20 julho 2009

Venezuela que se transforma



Se você me perguntar qual a imagem mais representativa que guardo da Venezuela, diria sem demora, o jeito simples do povo venezuelano, que exprime naturalmente o amor pela sua cultura. Se isso ocorre, não tenho dúvidas que o grande mérito se deve à atuação do governo de Chávez, por sua forte atuação social, priorizando os anseios coletivos e a cultura nacional. Com isso, reconstrói a auto-estima e os valores comunais, dando alento ao que antes era irremediável desconsolo. Poderia perder-me aqui em divagações burguesas, analisando aspectos formais da sociedade venezuelana, mas gostaria de abordar alguns aspectos que me deixam orgulhoso – e esperançoso – de que a opção do socialismo bolivariano seja uma saudável vereda, como alternativa ao mainstream insalubre do capitalismo neoliberal.

A meu ver, a marca dessa saudável vereda que se abre é a recuperação social (que para os incautos pode ser lenta ou corrupta), fundamentada na distribuição de instrumentos de participação política.

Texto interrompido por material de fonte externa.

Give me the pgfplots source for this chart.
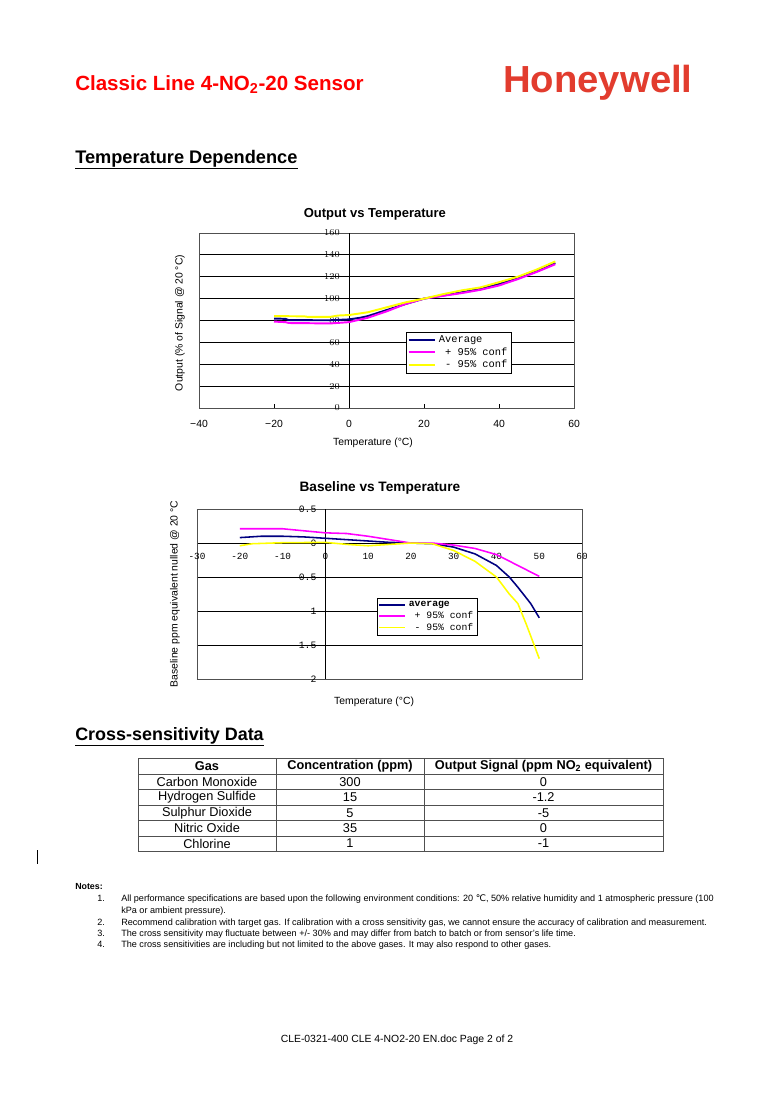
\documentclass[border=0pt]{standalone}
\usepackage{fontspec}
\setmainfont{Liberation Sans}
\setmonofont{Liberation Mono}
\newfontfamily\djv{DejaVu Sans}
\usepackage{pgfplots}
\pgfplotsset{compat=1.18}

\definecolor{hwred}{RGB}{226,60,46}
\definecolor{avgblue}{RGB}{0,0,128}
\definecolor{confpink}{RGB}{255,0,255}
\definecolor{confyellow}{RGB}{255,255,0}
\definecolor{frame}{RGB}{80,80,80}

\begin{document}
\begin{tikzpicture}[x=0.769pt,y=-0.769pt]
\path[use as bounding box, fill=white] (0,0) rectangle (774,1095);

% page header
\node[anchor=base west, inner sep=0pt, text=red, font=\bfseries\fontsize{15.8}{19}\selectfont]
  at (75,90) {Classic Line 4-NO\textsubscript{2}-20 Sensor};
\node[anchor=base west, inner sep=0pt, text=hwred, font=\bfseries\fontsize{29}{31}\selectfont]
  at (503,92) {\scalebox{1.015}[1]{Honeywell}};
\node[anchor=base west, inner sep=0pt, font=\bfseries\fontsize{14}{16}\selectfont]
  at (75,163) {\underline{Temperature Dependence}};

% output vs temperature
\begin{axis}[
  at={(153.03pt,-313.75pt)}, anchor=south west, scale only axis,
  width=288.4pt, height=134.6pt,
  xmin=-40, xmax=60, ymin=0, ymax=160,
  xtick={-40,-20,...,60},
  xticklabels={−40,−20,0,20,40,60},
  ytick={0,20,...,160},
  ymajorgrids, grid style={black, line width=0.6pt},
  extra x ticks={0}, extra x tick labels={},
  extra x tick style={grid=major, major tick length=0pt},
  axis line style={frame, line width=0.6pt},
  xtick pos=bottom, xtick align=inside, major tick length=3pt,
  x tick style={black}, ytick style={draw=none},
  xticklabel style={font=\fontsize{8}{9}\selectfont, anchor=north, inner sep=0pt, yshift=-9pt},
  yticklabel style={font=\ttfamily\fontsize{7.3}{8}\selectfont, anchor=east, inner sep=0pt, xshift=108.4pt},
  title={Output vs Temperature},
  title style={at={(0.469,1.063)}, anchor=center, font=\bfseries\fontsize{10}{12}\selectfont},
  xlabel={Temperature (°C)},
  xlabel style={at={(0.464,-0.2)}, anchor=center, font=\fontsize{8}{9}\selectfont},
  ylabel={Output (\% of Signal @ 20 °C)},
  ylabel style={at={(-0.0507,0.486)}, anchor=center, font=\fontsize{8}{9}\selectfont},
  legend style={at={(axis cs:15.2,69.5)}, anchor=north west, draw=black, fill=white,
    font=\ttfamily\fontsize{8}{9}\selectfont, inner xsep=1pt, inner ysep=0.5pt,
    row sep=-1.5pt, cells={anchor=west}},
  legend image code/.code={\draw[#1] (0pt,0pt) -- (20.5pt,0pt);},
]
\addplot[avgblue, line width=1.5pt] coordinates {
  (-20,81.8) (-17,81.5) (-16,80.3) (-5,80.2) (0,81) (3,82.5) (5,84) (10,89.5)
  (15,95) (20,100) (25,102.8) (30,105.8) (35,109) (40,113.4) (45,118.8) (50,125.3) (55,132.6)
};
\addplot[confpink, line width=1.5pt] coordinates {
  (-20,79) (-17,78.5) (-16,77.7) (-5,77.3) (0,78.5) (5,82.5) (10,88.3)
  (15,95) (20,100) (25,102.5) (30,105) (35,108) (40,112) (45,117.8) (50,124.3) (55,131.4)
};
\addplot[confyellow, line width=1.5pt] coordinates {
  (-20,84) (-12,83.8) (-11,83.3) (-5,83.3) (-3,84.5) (0,85) (5,87.5) (10,92)
  (15,96.5) (20,100) (25,104) (30,107.5) (35,110.2) (40,115) (45,120) (50,126.5) (55,134)
};
\legend{Average,\hphantom{0}+ 95\% conf,\hphantom{0}- 95\% conf}
\end{axis}

% baseline vs temperature
\begin{axis}[
  at={(151.49pt,-522.15pt)}, anchor=south west, scale only axis,
  width=296.1pt, height=130.7pt,
  xmin=-30, xmax=60, ymin=-2, ymax=0.5,
  xtick={-30,-20,...,60},
  xticklabels={-30,-20,-10,0,10,20,30,40,50,60},
  ytick={-2,-1.5,-1,-0.5,0,0.5},
  yticklabels={2,1.5,1,0.5,0,0.5},
  ymajorgrids, grid style={black, line width=0.6pt},
  extra x ticks={0}, extra x tick labels={},
  extra x tick style={grid=major},
  axis line style={frame, line width=0.6pt},
  major tick length=0pt,
  xticklabel style={font=\ttfamily\fontsize{7.2}{8}\selectfont, anchor=north, inner sep=0pt, yshift=96.9pt},
  yticklabel style={font=\ttfamily\fontsize{7.5}{8}\selectfont, anchor=east, inner sep=0pt, xshift=92pt},
  title={Baseline vs Temperature},
  title style={at={(0.475,1.076)}, anchor=center, font=\bfseries\fontsize{10.5}{12}\selectfont},
  xlabel={Temperature (°C)},
  xlabel style={at={(0.46,-0.135)}, anchor=center, font=\fontsize{8}{9}\selectfont},
  ylabel={Baseline ppm equivalent nulled @ 20 °C},
  ylabel style={at={(-0.057,0.5)}, anchor=center, font=\fontsize{8}{9}\selectfont},
  legend style={at={(axis cs:12.1,-0.809)}, anchor=north west, draw=black, fill=white,
    font=\ttfamily\fontsize{7.5}{8}\selectfont, inner xsep=1pt, inner ysep=0.5pt,
    row sep=-2pt, cells={anchor=west}},
  legend image code/.code={\draw[#1] (0pt,0pt) -- (20pt,0pt);},
]
\addplot[avgblue, line width=1.2pt] coordinates {
  (-20,0.08) (-15,0.1) (-10,0.1) (-5,0.09) (0,0.07) (5,0.05) (10,0.03) (15,0.01)
  (20,0) (25,-0.01) (30,-0.06) (35,-0.16) (40,-0.33) (43,-0.5) (45,-0.65) (48,-0.89) (50,-1.1)
};
\addplot[confpink, line width=1.2pt] coordinates {
  (-20,0.21) (-10,0.21) (-5,0.18) (0,0.15) (5,0.14) (10,0.1) (15,0.05)
  (20,0) (25,0) (30,-0.03) (35,-0.08) (40,-0.17) (45,-0.33) (50,-0.49)
};
\addplot[confyellow, line width=1.2pt] coordinates {
  (-20,-0.04) (-17,-0.01) (-10,0.005) (0,0.01) (5,-0.02) (10,-0.04) (15,-0.02)
  (20,0) (25,-0.01) (30,-0.11) (35,-0.27) (40,-0.5) (43,-0.75) (45,-0.89) (47,-1.2) (50,-1.7)
};
\legend{\textbf{average},\hphantom{0}+ 95\% conf,\hphantom{0}- 95\% conf}
\end{axis}

% cross-sensitivity table
\node[anchor=base west, inner sep=0pt, font=\bfseries\fontsize{13.8}{16}\selectfont]
  at (75,740) {\underline{Cross-sensitivity Data}};
\draw[frame, line width=0.6pt] (138,758.5) rectangle (663,851);
\foreach \yy in {774,789.5,805,820.5,836} \draw[frame, line width=0.6pt] (138,\yy) -- (663,\yy);
\foreach \xx in {276,424} \draw[frame, line width=0.6pt] (\xx,758.5) -- (\xx,851);
\begin{scope}[every node/.style={inner sep=0pt, anchor=center, font=\fontsize{9.8}{11}\selectfont}]
\node[font=\bfseries\fontsize{9.8}{11}\selectfont] at (207,766.3) {Gas};
\node[font=\bfseries\fontsize{9.8}{11}\selectfont] at (350,766.3) {Concentration (ppm)};
\node[font=\bfseries\fontsize{9.8}{11}\selectfont] at (543.5,766.3) {Output Signal (ppm NO\textsubscript{2} equivalent)};
\node at (207,781.8) {Carbon Monoxide};  \node at (350,781.8) {300}; \node at (543.5,781.8) {0};
\node at (207,797.3) {Hydrogen Sulfide}; \node at (350,797.3) {15};  \node at (543.5,797.3) {-1.2};
\node at (207,812.8) {Sulphur Dioxide};  \node at (350,812.8) {5};   \node at (543.5,812.8) {-5};
\node at (207,828.3) {Nitric Oxide};     \node at (350,828.3) {35};  \node at (543.5,828.3) {0};
\node at (207,843.6) {Chlorine};         \node at (350,843.6) {1};   \node at (543.5,843.6) {-1};
\end{scope}
\draw[line width=0.6pt] (37,850) -- (37,864);

% notes
\begin{scope}[every node/.style={inner sep=0pt, anchor=base west, font=\fontsize{7}{8}\selectfont}]
\node[font=\bfseries\fontsize{6.8}{8}\selectfont] at (75,889) {Notes:};
\node at (97,901.5) {1.};
\node at (121,901.5) {All performance specifications are based upon the following environment conditions: 20 {\djv ℃}, 50\% relative humidity and 1 atmospheric pressure (100};
\node at (121,913.5) {kPa or ambient pressure).};
\node at (97,925.5) {2.};
\node at (121,925.5) {Recommend calibration with target gas. If calibration with a cross sensitivity gas, we cannot ensure the accuracy of calibration and measurement.};
\node at (97,936.5) {3.};
\node at (121,936.5) {The cross sensitivity may fluctuate between +/- 30\% and may differ from batch to batch or from sensor's life time.};
\node at (97,947.5) {4.};
\node at (121,947.5) {The cross sensitivities are including but not limited to the above gases. It may also respond to other gases.};
\end{scope}

\node[inner sep=0pt, anchor=center, font=\fontsize{8}{9}\selectfont] at (397,1040)
  {CLE-0321-400 CLE 4-NO2-20 EN.doc Page 2 of 2};
\end{tikzpicture}
\end{document}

Constrói-se um caminho ideológico de consciência e atuação na realidade social, e isso para mim é uma enorme conquista. O senso comum capitalista avalia essa experiência com desdém, quando não com virulento repúdio. Não retomarei aqui essa discussão, que prolongaria exageradamente meu comentário, apenas digo que a cada dia que passo aqui em minha cidade e rememoro meus dias venezuelanos, aprofundo uma certeza íntima que o caminho que se constrói na Venezuela tem de ser reconhecido e respeitado.


Ver, por exemplo, a rede comunitária de comunicação que se expande na capital, dando voz à mobilização popular (os conselhos comunais) é algo especialmente estimulante para mim, um professor da área de comunicação. Os jovens que acompanhei, por exemplo, na programação da ÁvilaTV, discutindo questões pertinentes à juventude urbana, com um desprendimento e uma leveza admiráveis, foi algo que me confirmou esse anseio pela conquista dos meios, com a excelência dos programas, da edição, direção, qualidade de imagem, agilidade no trato dos temas sociais, nos vídeos realizados nas comunidades, enfim, um aperfeiçoamento contínuo do domínio da tecnologia, e nesse caso a serviço do bem-estar social.


Por mais que as vozes dissonantes não aprovem os caminhos que são abertos para todos, com prioridade para uma maioria secularmente abandonada, não há como não se louvar o esforço que se realiza, bem como os resultados que se alcançam. Os programas de educação, malgrado os problemas de se alcançar a excelência na formação dos professores voluntários, prosseguem e dão novas esperanças para aqueles que sequer sabiam ler e escrever. A incansável Hermes, atuante no conselho comunal de Chuao, presenteou-me com uma gorra do projeto Robinson, que cuida da alfabetização de jovens e idosos. Também os programas de medicina preventiva realizada nos barrios das grandes cidades prosseguem.


A ideia principal é transferir o modelo de democracia representativa para um de democracia participativa. Aqui no Brasil, as prefeituras do PT criaram com algum sucesso os orçamentos participativos. Na Venezuela, a ideia é que a participação seja praticada em todas as instâncias da vida social. No caso, as comunas assumem um papel decisivo, porque é a partir do seu coletivo que se organiza a democracia participativa. Cabe ao poder central gerenciar as demandas comunais e proporcionar recursos para que as comunidades se desenvolvam.


Dez anos de socialismo bolivariano permitiram sensíveis avanços sociais, diminuindo o abismo que separava os mais ricos dos mais pobres. Vi pobreza, mas não miséria; também não vi uma polícia que maltrata os menos favorecidos, para dar satisfações aos mais privilegiados. Nas mídias, ao menos as ligadas ao governo, não se percebe a ditadura de índices econômicos que nos aporrinha diariamente, as novelas de enredo único, ou a reprodução de um padrão étnico (predominantemente branco) entre os profissionais. De alguma forma, o que lá se denomina de terrorismo midiático (os temas repetidos à exaustão, como parte de um procedimento que conduz ao medo e a apatia social) tem sido assunto de acaloradas discussões, com direito a manifestações de rua. No dia 27 de junho, por exemplo, governo e oposição organizaram passeatas em comemoração ao dia do jornalista. A data reverberou em todos os meios de comunicação e o debate foi intenso.


Assim, entendo que, longe de se estabelecer uma ditadura conduzida por um sujeito destemperado (Hugo Chávez), o que ocorre é um árduo processo de transformação social, que encontra (e encontrará) toda sorte de obstáculos, de leituras parciais, mas que prosseguirá na construção de uma sociedade socialista, de inspiração bolivariana porque calcada na figura do libertador nacional, Simon Bolívar.